Um medo que tenho é que o ataque crie imitadores visando os democratas entre alguns dos apoiadores radicais de Trump. Não precisa ser muitas pessoas, pode ser apenas três. E há muitas armas por aí.
*Folha – Trump pode se tornar mais atraente para eleitores independentes agora?*
*Alexander Keyssa -* Certamente, não vai converter ninguém que vai votar em Biden. Não acho que vai mudar a opinião de muitos independentes, quem quer que seja que ainda não tenha decidido. Acho que o resultado mais provável é que isso vai energizar e talvez aumentar a participação de pessoas que já eram apoiadores moderados de Trump, mas que poderiam não ter comparecido. E provavelmente aumentará sua arrecadação de fundos, como tudo parece fazer.
*Folha – Como o ataque pode afetar o debate sobre a saída de Biden da corrida?*
*Alexander Keyssa -* Biden parece cada vez mais determinado a permanecer. Ele tem parecido muito bem nos últimos dias, em eventos de campanha e em suas aparições públicas. Por outro lado, os descontentamentos não estão desaparecendo.

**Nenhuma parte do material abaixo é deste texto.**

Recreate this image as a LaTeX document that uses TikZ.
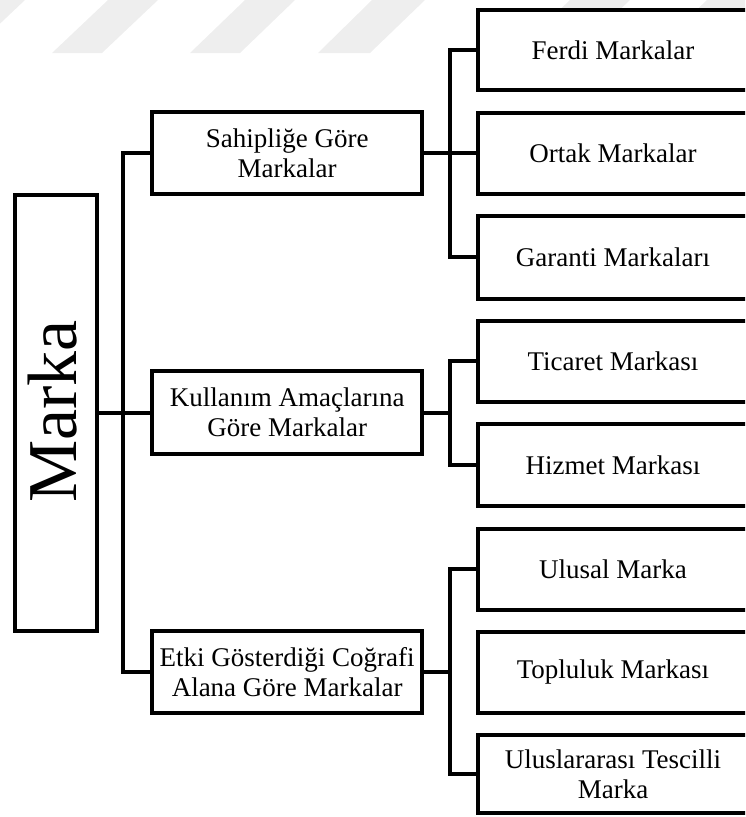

Mas realmente não sei como isso vai afetar. Poderia argumentar também que isso coloca mais atenção em Trump, e então isso se torna mais um argumento para escolher alguém que eles acham que é mais provável derrotar Trump. Ao mesmo tempo, nas últimas 48 horas, Biden tem criticado muito mais Trump em seus eventos de campanha e mostrando que pode fazer isso. Então, honestamente, não sei como isso vai se desenrolar. Neste momento, está parecendo mais que Biden continuará sendo o candidato, o que eu não pensava que era o caso há uma semana.
*Folha – Há medo de mais violência política até novembro, e mesmo depois da eleição, a depender do resultado. Como a democracia americana chegou a esse ponto?*
*Alexander Keyssa -* Essa é uma grande questão. Por um lado, apesar do que os políticos têm dito, a violência política tem uma longa tradição nos Estados Unidos. Já tivemos presidentes que foram assassinados, e tivemos presidentes que quase foram assassinados tão recentemente quanto Reagan. Segundo relatos, o número de conspirações de assassinato descobertas contra Obama era muito grande. Tivemos uma guerra civil que foi muito sangrenta. Então, não é como se a violência política estivesse fora do mainstream da política americana.
Em relação a como acabamos na nossa crise agora, acho que o núcleo disso tem a ver com etnia e raça. É o medo por parte de algumas pessoas brancas, ou talvez muitas pessoas brancas, de que este não seja mais seu país, o país que esperavam que continuasse sendo. Acho que isso é uma resposta à aquisição de algum poder político por afro-americanos desde a década de 1960 e ao tremendo crescimento na imigração. Acho que está no coração disso.
E então temos o problema de que nossas instituições foram projetadas para um país de algumas milhões de pessoas no final do século 18, antes da Revolução Industrial. Elas não são projetadas para uma sociedade moderna. Temos sido capazes, na maior parte do tempo no nosso passado, de adaptar nossas instituições através do que se poderia chamar de interpretações realistas ou progressistas da Constituição pela Suprema Corte. Mas esta Suprema Corte atual está revertendo tudo isso.
Acho que o efeito cumulativo do trumpismo e do Maga-ismo com essa questão étnica e da Suprema Corte é minar a confiança nas instituições. Se você mina a confiança nas eleições, e você não vê mais as eleições como a maneira de mudar de regime, o que resta? Resta a violência. Quero dizer, a virtude da democracia é que permite a troca de governos pacificamente. E se você mina essas instituições, resta a força e a violência.
*Folha – Acha que teremos mais episódios violentos?*
*Alexander Keyssa -* Eu diria que é mais provável que sim. Sim. E obviamente pode piorar muito depois de novembro.